======== MATERIAL ========

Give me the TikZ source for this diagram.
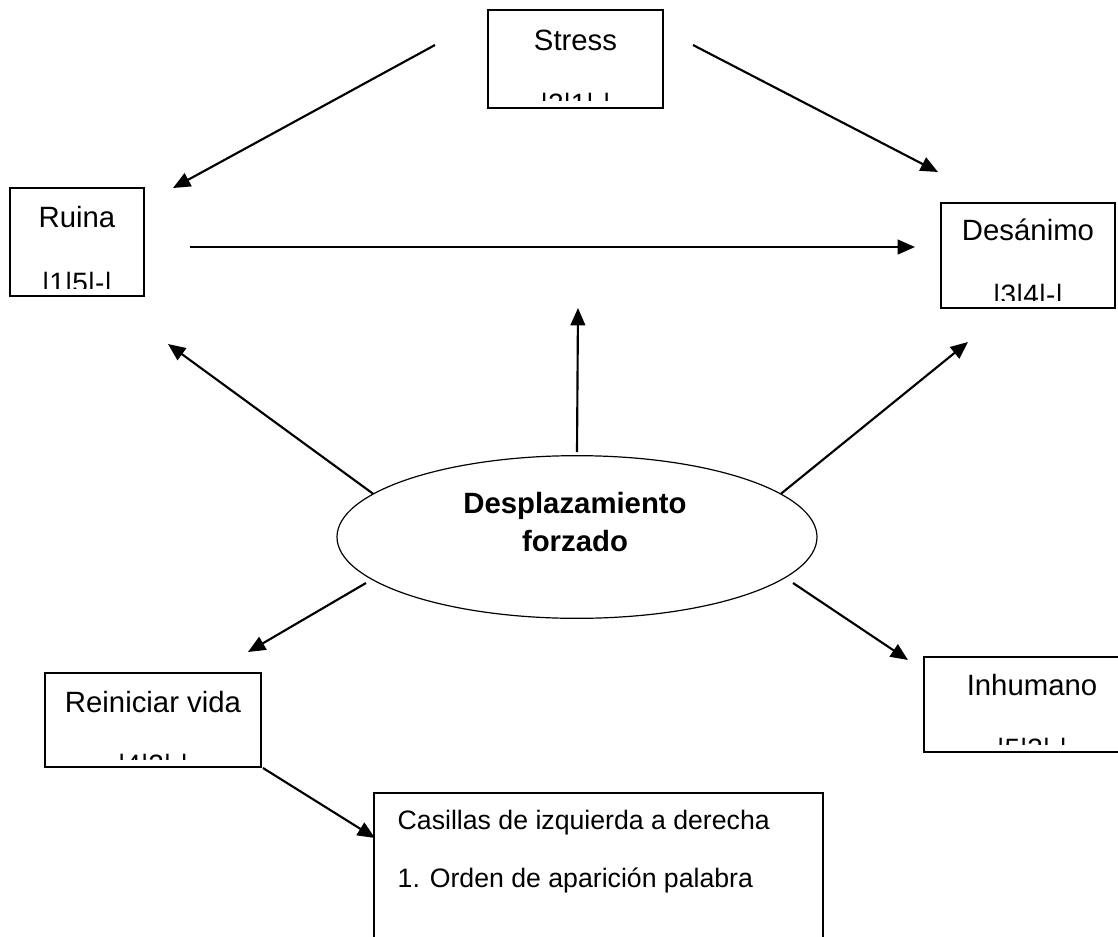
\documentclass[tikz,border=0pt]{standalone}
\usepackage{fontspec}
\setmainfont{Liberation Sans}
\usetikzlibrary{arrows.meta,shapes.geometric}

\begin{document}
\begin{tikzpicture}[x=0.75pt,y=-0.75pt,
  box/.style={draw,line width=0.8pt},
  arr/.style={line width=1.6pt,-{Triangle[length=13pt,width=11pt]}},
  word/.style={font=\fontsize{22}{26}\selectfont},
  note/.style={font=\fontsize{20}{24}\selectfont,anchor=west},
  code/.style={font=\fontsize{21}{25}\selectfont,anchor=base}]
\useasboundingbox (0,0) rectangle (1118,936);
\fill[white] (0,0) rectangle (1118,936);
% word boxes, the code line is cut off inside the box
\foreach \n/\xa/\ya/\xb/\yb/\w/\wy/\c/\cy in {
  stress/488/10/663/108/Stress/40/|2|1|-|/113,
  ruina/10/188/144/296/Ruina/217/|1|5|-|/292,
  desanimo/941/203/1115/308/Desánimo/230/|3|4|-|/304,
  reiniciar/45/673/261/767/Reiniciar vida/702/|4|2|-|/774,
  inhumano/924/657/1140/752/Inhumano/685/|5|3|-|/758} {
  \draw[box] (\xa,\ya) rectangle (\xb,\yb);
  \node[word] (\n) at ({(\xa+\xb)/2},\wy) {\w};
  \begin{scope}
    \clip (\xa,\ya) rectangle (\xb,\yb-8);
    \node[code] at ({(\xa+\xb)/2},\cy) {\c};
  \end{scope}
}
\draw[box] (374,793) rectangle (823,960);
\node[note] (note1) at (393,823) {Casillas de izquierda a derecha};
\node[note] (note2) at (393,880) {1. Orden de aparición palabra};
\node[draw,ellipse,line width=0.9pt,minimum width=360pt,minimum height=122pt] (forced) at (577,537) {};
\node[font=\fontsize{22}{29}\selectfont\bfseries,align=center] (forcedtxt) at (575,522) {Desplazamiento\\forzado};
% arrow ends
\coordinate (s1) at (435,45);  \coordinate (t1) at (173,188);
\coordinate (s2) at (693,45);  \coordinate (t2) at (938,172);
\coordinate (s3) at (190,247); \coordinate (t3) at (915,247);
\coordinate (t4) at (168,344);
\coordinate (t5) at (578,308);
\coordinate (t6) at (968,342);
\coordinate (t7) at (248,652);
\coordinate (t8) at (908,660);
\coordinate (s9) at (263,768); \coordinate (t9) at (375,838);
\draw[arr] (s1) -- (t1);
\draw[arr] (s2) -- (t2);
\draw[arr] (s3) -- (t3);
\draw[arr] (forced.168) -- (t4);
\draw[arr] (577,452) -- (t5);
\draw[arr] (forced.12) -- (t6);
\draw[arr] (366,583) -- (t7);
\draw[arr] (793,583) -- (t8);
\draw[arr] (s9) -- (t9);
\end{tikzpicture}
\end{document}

========

◆ **EXERCISE PROMPT**
Make an exact copy of all the material, but keep the pictures out of it.

◆ **RESPONSE TO THE TASK**
Give me the TikZ source for this diagram.
\documentclass[tikz,border=0pt]{standalone}
\usepackage{fontspec}
\setmainfont{Liberation Sans}
\usetikzlibrary{arrows.meta,shapes.geometric}

\begin{document}
\begin{tikzpicture}[x=0.75pt,y=-0.75pt,
  box/.style={draw,line width=0.8pt},
  arr/.style={line width=1.6pt,-{Triangle[length=13pt,width=11pt]}},
  word/.style={font=\fontsize{22}{26}\selectfont},
  note/.style={font=\fontsize{20}{24}\selectfont,anchor=west},
  code/.style={font=\fontsize{21}{25}\selectfont,anchor=base}]
\useasboundingbox (0,0) rectangle (1118,936);
\fill[white] (0,0) rectangle (1118,936);
% word boxes, the code line is cut off inside the box
\foreach \n/\xa/\ya/\xb/\yb/\w/\wy/\c/\cy in {
  stress/488/10/663/108/Stress/40/|2|1|-|/113,
  ruina/10/188/144/296/Ruina/217/|1|5|-|/292,
  desanimo/941/203/1115/308/Desánimo/230/|3|4|-|/304,
  reiniciar/45/673/261/767/Reiniciar vida/702/|4|2|-|/774,
  inhumano/924/657/1140/752/Inhumano/685/|5|3|-|/758} {
  \draw[box] (\xa,\ya) rectangle (\xb,\yb);
  \node[word] (\n) at ({(\xa+\xb)/2},\wy) {\w};
  \begin{scope}
    \clip (\xa,\ya) rectangle (\xb,\yb-8);
    \node[code] at ({(\xa+\xb)/2},\cy) {\c};
  \end{scope}
}
\draw[box] (374,793) rectangle (823,960);
\node[note] (note1) at (393,823) {Casillas de izquierda a derecha};
\node[note] (note2) at (393,880) {1. Orden de aparición palabra};
\node[draw,ellipse,line width=0.9pt,minimum width=360pt,minimum height=122pt] (forced) at (577,537) {};
\node[font=\fontsize{22}{29}\selectfont\bfseries,align=center] (forcedtxt) at (575,522) {Desplazamiento\\forzado};
% arrow ends
\coordinate (s1) at (435,45);  \coordinate (t1) at (173,188);
\coordinate (s2) at (693,45);  \coordinate (t2) at (938,172);
\coordinate (s3) at (190,247); \coordinate (t3) at (915,247);
\coordinate (t4) at (168,344);
\coordinate (t5) at (578,308);
\coordinate (t6) at (968,342);
\coordinate (t7) at (248,652);
\coordinate (t8) at (908,660);
\coordinate (s9) at (263,768); \coordinate (t9) at (375,838);
\draw[arr] (s1) -- (t1);
\draw[arr] (s2) -- (t2);
\draw[arr] (s3) -- (t3);
\draw[arr] (forced.168) -- (t4);
\draw[arr] (577,452) -- (t5);
\draw[arr] (forced.12) -- (t6);
\draw[arr] (366,583) -- (t7);
\draw[arr] (793,583) -- (t8);
\draw[arr] (s9) -- (t9);
\end{tikzpicture}
\end{document}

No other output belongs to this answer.